Doing Business in Anguilla: Do Anguilla companies pay taxes?

Anguilla is considered one of the most favorable offshore jurisdictions because of its tax neutrality and legal protections. For entrepreneurs, this translates into straightforward administration and predictable costs.
- No corporate income tax on profits earned outside Anguilla.
- No capital gains tax, inheritance tax, or gift tax.
- No withholding tax on dividends, interest, or royalties paid to non-residents.
- No value-added tax (VAT) or sales tax on international business activities.
This makes Anguilla especially attractive for companies engaged in international trade, consulting, holding structures, or asset protection.
Ongoing Compliance and Maintenance
Although Anguilla companies benefit from low regulatory requirements, some ongoing obligations must still be met to remain in good standing.
Annual Fees and Renewals
- Companies must pay annual government renewal fees (around USD 250 for IBCs).
- A registered agent must be retained, with annual service fees typically ranging from USD 400–800.
Annual Returns
- Companies are required to file an annual return through their registered agent.

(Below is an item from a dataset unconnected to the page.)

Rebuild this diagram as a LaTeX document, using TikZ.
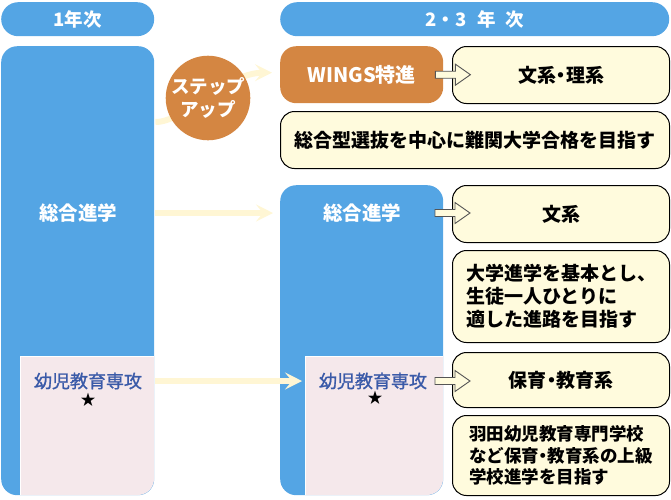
\documentclass[tikz,border=0pt]{standalone}
\usepackage{fontspec}
\setmainfont{Noto Sans CJK JP}
\newfontfamily\kidfont{Noto Sans CJK JP}[FakeBold=1.2]
\usetikzlibrary{arrows.meta,calc}
\definecolor{blueC}{RGB}{84,165,228}
\definecolor{orangeC}{RGB}{212,134,66}
\definecolor{pinkC}{RGB}{245,232,235}
\definecolor{beigeC}{RGB}{255,251,221}
\definecolor{flowC}{RGB}{255,246,212}
\definecolor{kidC}{RGB}{58,90,168}
\definecolor{edgeC}{RGB}{85,85,85}
\newcommand\harrowat[1]{\draw[harrow] ($(#1)+(0,-3.5)$) -- ++(20,0) -- ++(0,-7) -- ++(15,10.5) -- ++(-15,10.5) -- ++(0,-7) -- ++(-20,0) -- cycle;}
\newcommand\nd{\kern-4.5pt・\kern-4.5pt}
\begin{document}
\begin{tikzpicture}[x=1pt,y=-1pt,
  hdr/.style={fill=blueC, rounded corners=17pt, text=white, inner sep=0pt, anchor=north west,
    font=\fontsize{18.5}{20}\selectfont\bfseries},
  bluebox/.style={fill=blueC, rounded corners=16pt, inner sep=0pt, anchor=north west},
  orbox/.style={fill=orangeC, rounded corners=16pt, inner sep=0pt, anchor=north west, text=white,
    font=\fontsize{20}{22}\selectfont\bfseries},
  ybox/.style={fill=beigeC, draw=black, line width=1pt, rounded corners=14pt, inner sep=0pt,
    anchor=north west, align=left, font=\fontsize{19}{23}\selectfont\bfseries},
  wlbl/.style={text=white, inner sep=0pt, font=\fontsize{19.5}{21}\selectfont\bfseries},
  kid/.style={text=kidC, inner sep=0pt, font=\fontsize{18}{20}\selectfont\kidfont},
  starlbl/.style={inner sep=0pt, font=\fontsize{15}{16}\selectfont},
  flow/.style={draw=flowC, line width=6pt, -{Stealth[length=17pt,width=17pt,inset=7pt]}},
  harrow/.style={draw=edgeC, fill=beigeC, line width=0.9pt, line join=miter}
]
\useasboundingbox (0,0) rectangle (671,499);
% headers
\node[hdr, minimum width=153, minimum height=34] (h1) at (1,2) {1年次};
\node[hdr, minimum width=389, minimum height=34] (h2) at (280,2)
  {2\kern0.5pt・\kern0.5pt3\kern10.5pt年\kern9.5pt次};
% main columns
\node[bluebox, minimum width=153, minimum height=449] (left) at (1,46) {};
\node[bluebox, minimum width=163, minimum height=310] (mid) at (280,185) {};
\node[orbox, minimum width=163, minimum height=57] (wings) at (280,46) {WINGS特進};
% pink sub-areas
\fill[pinkC] (20,495) -- (20,356) -- (154,356) -- (154,479) arc[start angle=0,end angle=90,radius=16] -- cycle;
\draw[white, line width=1pt] (20,495) -- (20,356) -- (154,356);
\fill[pinkC] (305,495) -- (305,356) -- (443,356) -- (443,479) arc[start angle=0,end angle=90,radius=16] -- cycle;
\draw[white, line width=1pt] (305,495) -- (305,356) -- (443,356);
% labels in columns
\node[wlbl] (ltxt) at (78,213) {総合進学};
\node[kid] (lkid) at (88,381) {幼児教育専攻};
\node[starlbl] (lstar) at (88,400) {★};
\node[wlbl] (mtxt) at (362,213) {総合進学};
\node[kid] (mkid) at (373,381) {幼児教育専攻};
\node[starlbl] (mstar) at (375,398) {★};
% right boxes
\node[ybox, minimum width=217, minimum height=57] (bunri) at (452,46) {文系\nd 理系};
\node[ybox, minimum width=389, minimum height=57] (nankan) at (280,111) {総合型選抜を中心に難関大学合格を目指す};
\node[ybox, minimum width=217, minimum height=57] (bun) at (452,185) {文系};
\node[ybox, minimum width=217, minimum height=92] (kihon) at (452,250) {大学進学を基本とし、\\生徒一人ひとりに\\適した進路を目指す};
\node[ybox, minimum width=217, minimum height=55] (hoiku) at (452,352) {保育\nd 教育系};
\node[ybox, minimum width=217, minimum height=80, font=\fontsize{17.5}{21.5}\selectfont\bfseries] (haneda) at (452,415)
  {羽田幼児教育専門学校\\など保育\nd 教育系の上級\\学校進学を目指す};
% flow arrows
\draw[flow] ($(left.north east)+(1,76)$) .. controls ($(left.north east)+(31,76)$) and ($(wings.west)+(-55,-2)$) .. ($(wings.west)+(-8,-2)$);
\draw[flow] ($(left.east |- ltxt)+(1,0)$) -- ($(mid.west |- mtxt)+(-7,0)$);
\draw[flow] ($(left.east |- lkid)+(1,0)$) -- ($(mid.west |- mkid)+(22,0)$);
% step-up circle
\node[circle, fill=orangeC, minimum size=79, inner sep=0pt, text=white, align=center,
  font=\fontsize{18.5}{23}\selectfont\bfseries] (step) at (208,98) {ステップ\\アップ};
% hollow arrows
\coordinate (a1) at ($(wings.east)+(-8,0)$);
\coordinate (a2) at ($(mid.west |- mtxt)+(155,0)$);
\coordinate (a3) at ($(mid.west |- mkid)+(155,0)$);
\harrowat{a1}
\harrowat{a2}
\harrowat{a3}
\end{tikzpicture}
\end{document}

- This return confirms company details such as directors, shareholders, and beneficial ownership.
Beneficial Ownership Reporting
- Anguilla complies with international standards on transparency.
- Beneficial ownership information must be filed with the Commercial Registry, though it is not made public.
Economic Substance Requirements
- Companies engaged in certain relevant activities (such as banking, insurance, fund management, or shipping) may need to demonstrate economic substance in Anguilla.
- This could include having local staff, office premises, or management activities conducted from the island.
Registered Office and Agent
- Every company must maintain a local registered office and a licensed registered agent in Anguilla at all times.
Together, these requirements are relatively light compared to many other jurisdictions, allowing entrepreneurs to operate with minimal ongoing bureaucracy while still maintaining compliance with international standards.